= Yale Program on Climate Change Communication =

Scientific research for climate change

The Yale Program on Climate Change Communication (YPCCC) is a research center within the Yale School of the Environment that conducts scientific research on public climate change knowledge, attitudes, policy preferences, and behavior at the global, national, and local scales. It grew out of a conference held in Aspen, Colorado, in 2005.

==General==
The program is led by Anthony Leiserowitz. As of 2017, it put out a daily 90 second audio program carried by around 350 radio stations, articles in the media, a series of monthly videos, and training to help television weather presenters and reporters discuss climate change. The organization conducts ongoing opinion polls of the American public on climate. Its climate change opinion polling has been described as being similar to the work of the Pew Research Center. The YPCCC website also offers tips on how activists and everyday people can communicate more effectively about climate change.

YPCCC has collaborated with the George Mason Center for Climate Change Communication to assemble a freely available dataset, which has been used to create interactive partisan climate opinion maps of the United States. These maps, also known as the Yale Climate Opinion maps, provide detailed information about "climate change beliefs, risk perception and policy support for climate-related policy at the state and local level." In July 2019, the organization suggested that discussing climate change more frequently with family and friends might be the most effective way of influencing United States public opinion on climate change.

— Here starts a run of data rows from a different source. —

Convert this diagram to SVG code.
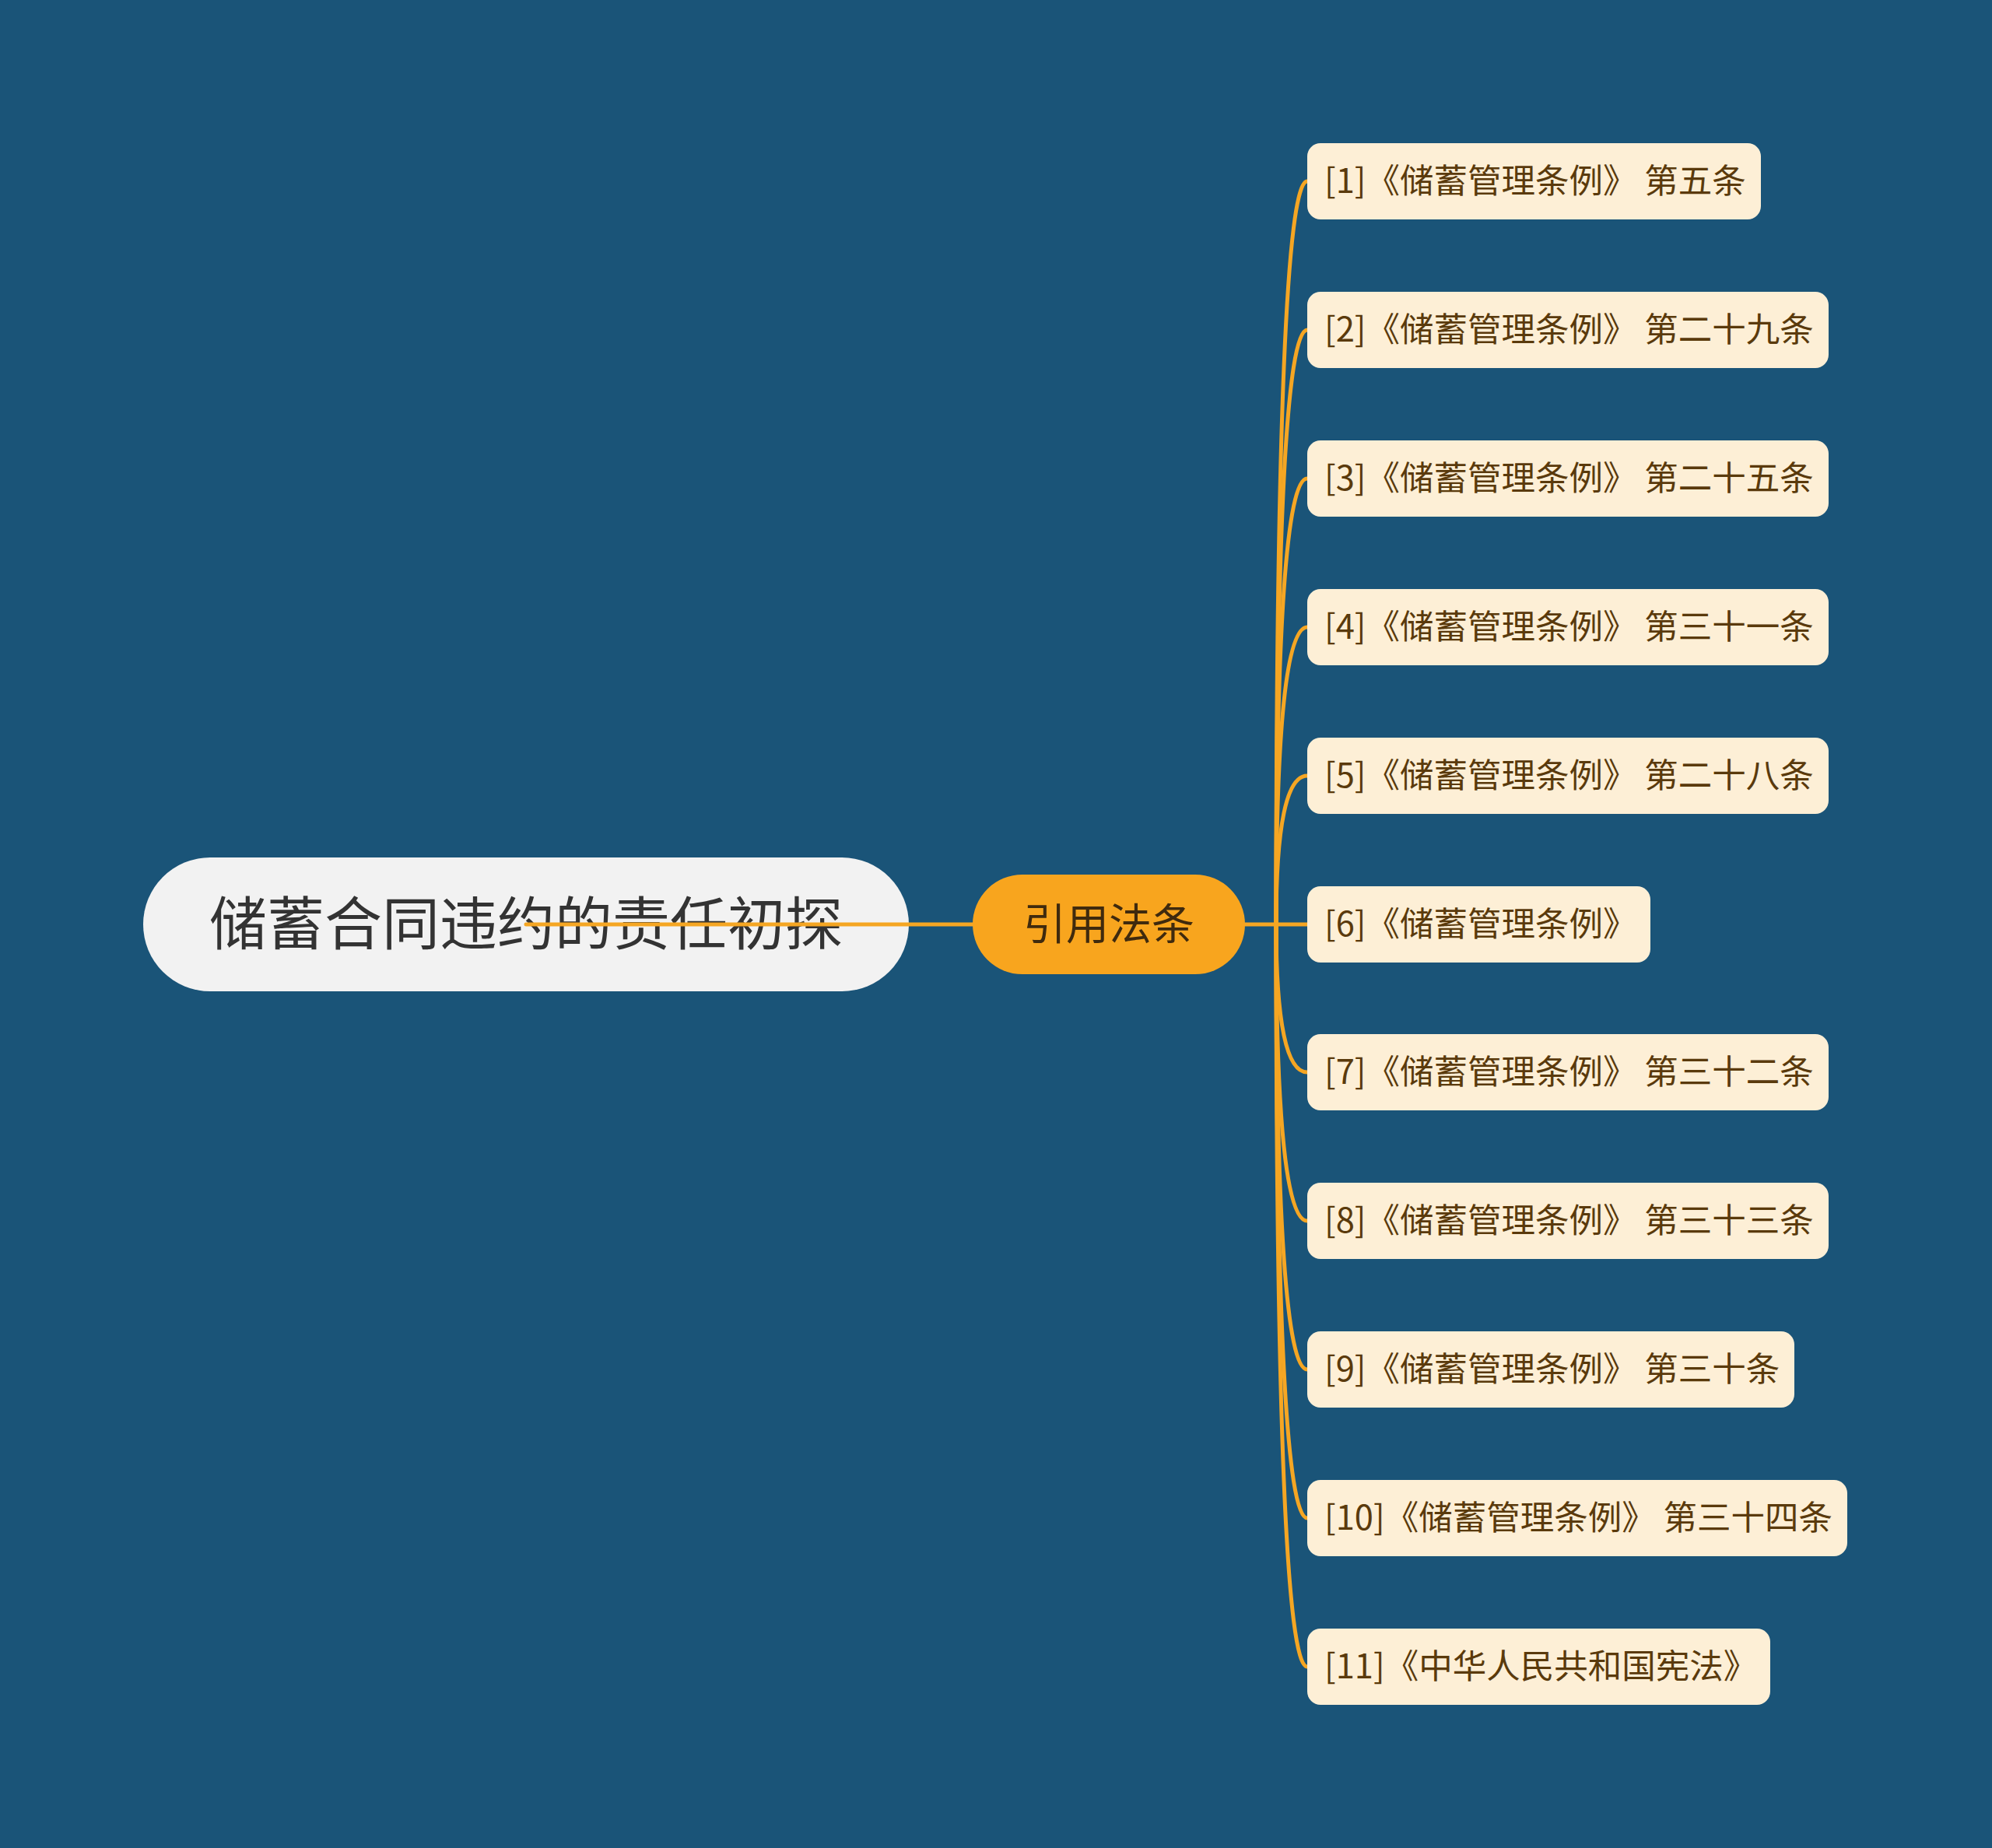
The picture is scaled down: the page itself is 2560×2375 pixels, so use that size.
<svg xmlns="http://www.w3.org/2000/svg" width="2560" height="2375" viewBox="0 0 2560 2375">
<style>
.bg{fill:#1a5478}
.conn{fill:none;stroke:#f5a623;stroke-width:5;stroke-linecap:round}
.leaf rect{fill:#fdefd6}
.leaf text{font-family:"Noto Sans CJK SC","Noto Sans",sans-serif;font-size:43.5px;fill:#5a3a0c}
.root rect{fill:#f2f2f2}
.root text{font-family:"Noto Sans CJK SC","Noto Sans",sans-serif;font-size:74px;fill:#333333;text-anchor:middle}
.mid rect{fill:#f8a51e}
.mid text{font-family:"Noto Sans CJK SC","Noto Sans",sans-serif;font-size:55px;fill:#3f2a0e;text-anchor:middle}
</style>
<rect class="bg" x="0" y="0" width="2560" height="2375"/>
<g id="root" class="root">
<rect x="184" y="1102" width="984" height="172" rx="86" ry="86"/>
<text x="676" y="1214">储蓄合同违约的责任初探</text>
</g>
<g id="connectors">
<path class="conn" d="M676 1188 H1250"/>
<path class="conn" d="M1600 1188 H1680"/>
<path class="conn" d="M1640 1188 Q1640 233 1680 233"/>
<path class="conn" d="M1640 1188 Q1640 424 1680 424"/>
<path class="conn" d="M1640 1188 Q1640 615 1680 615"/>
<path class="conn" d="M1640 1188 Q1640 806 1680 806"/>
<path class="conn" d="M1640 1188 Q1640 997 1680 997"/>
<path class="conn" d="M1640 1188 Q1640 1378 1680 1378"/>
<path class="conn" d="M1640 1188 Q1640 1569 1680 1569"/>
<path class="conn" d="M1640 1188 Q1640 1760 1680 1760"/>
<path class="conn" d="M1640 1188 Q1640 1951 1680 1951"/>
<path class="conn" d="M1640 1188 Q1640 2142 1680 2142"/>
</g>
<g id="mid" class="mid">
<rect x="1250" y="1124" width="350" height="128" rx="64" ry="64"/>
<text x="1425" y="1207">引用法条</text>
</g>
<g id="leaf1" class="leaf"><rect x="1680" y="184" width="583" height="98" rx="17"/><text x="1702" y="248">[1]《储蓄管理条例》 第五条</text></g>
<g id="leaf2" class="leaf"><rect x="1680" y="375" width="670" height="98" rx="17"/><text x="1702" y="439">[2]《储蓄管理条例》 第二十九条</text></g>
<g id="leaf3" class="leaf"><rect x="1680" y="566" width="670" height="98" rx="17"/><text x="1702" y="630">[3]《储蓄管理条例》 第二十五条</text></g>
<g id="leaf4" class="leaf"><rect x="1680" y="757" width="670" height="98" rx="17"/><text x="1702" y="821">[4]《储蓄管理条例》 第三十一条</text></g>
<g id="leaf5" class="leaf"><rect x="1680" y="948" width="670" height="98" rx="17"/><text x="1702" y="1012">[5]《储蓄管理条例》 第二十八条</text></g>
<g id="leaf6" class="leaf"><rect x="1680" y="1139" width="441" height="98" rx="17"/><text x="1702" y="1203">[6]《储蓄管理条例》</text></g>
<g id="leaf7" class="leaf"><rect x="1680" y="1329" width="670" height="98" rx="17"/><text x="1702" y="1393">[7]《储蓄管理条例》 第三十二条</text></g>
<g id="leaf8" class="leaf"><rect x="1680" y="1520" width="670" height="98" rx="17"/><text x="1702" y="1584">[8]《储蓄管理条例》 第三十三条</text></g>
<g id="leaf9" class="leaf"><rect x="1680" y="1711" width="626" height="98" rx="17"/><text x="1702" y="1775">[9]《储蓄管理条例》 第三十条</text></g>
<g id="leaf10" class="leaf"><rect x="1680" y="1902" width="694" height="98" rx="17"/><text x="1702" y="1966">[10]《储蓄管理条例》 第三十四条</text></g>
<g id="leaf11" class="leaf"><rect x="1680" y="2093" width="595" height="98" rx="17"/><text x="1702" y="2157">[11]《中华人民共和国宪法》</text></g>
</svg>
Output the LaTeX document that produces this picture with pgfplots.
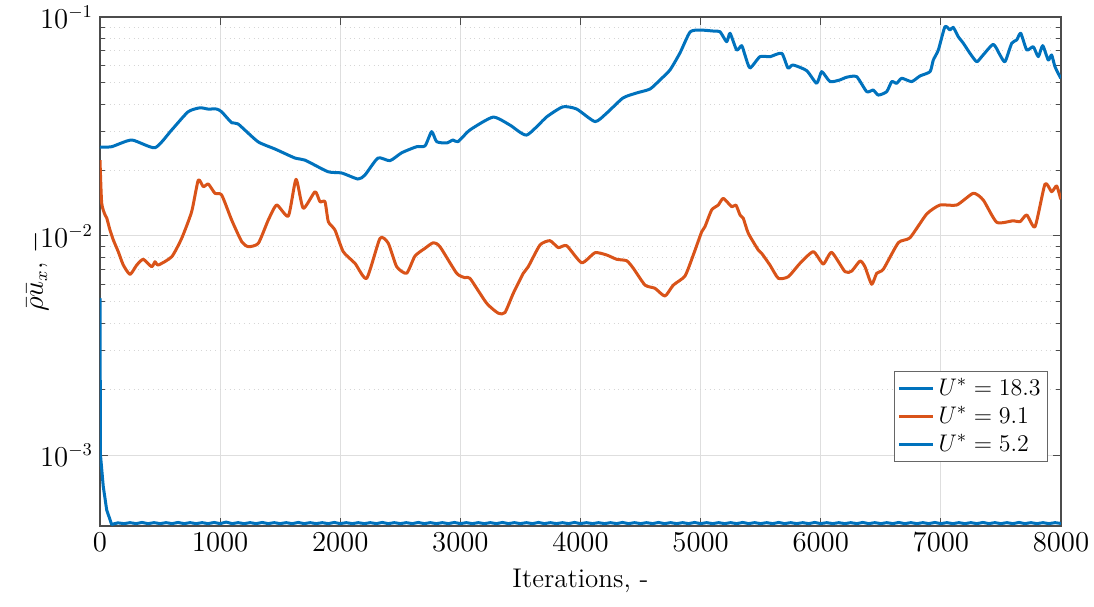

YPCCC partnered with John F. Marshall's Potential Energy Coalition on the "Later is Too Late global report," which conducted global message testing research on demand for climate action.

== Awards ==
In 2017 the program was given a "Friend of the Planet" award by the National Center for Science Education in 2017. In 2018, Leiserowitz and YPCCC researchers received the Warren J. Mitofsky Innovators Award, given by the American Association for Public Opinion Research. The award recognized "a new statistical method to downscale national public opinion estimates using multiple regression and post stratification (MPR) survey data collection methodology".

==Yale Climate Connections==
Yale Climate Connections is an online news site, YouTube channel, and radio program produced by the Yale Program on Climate Change Communication to disseminate information about climate. It is funded by various foundations, Yale University alumni, and the general public but receives no direct funding from the university.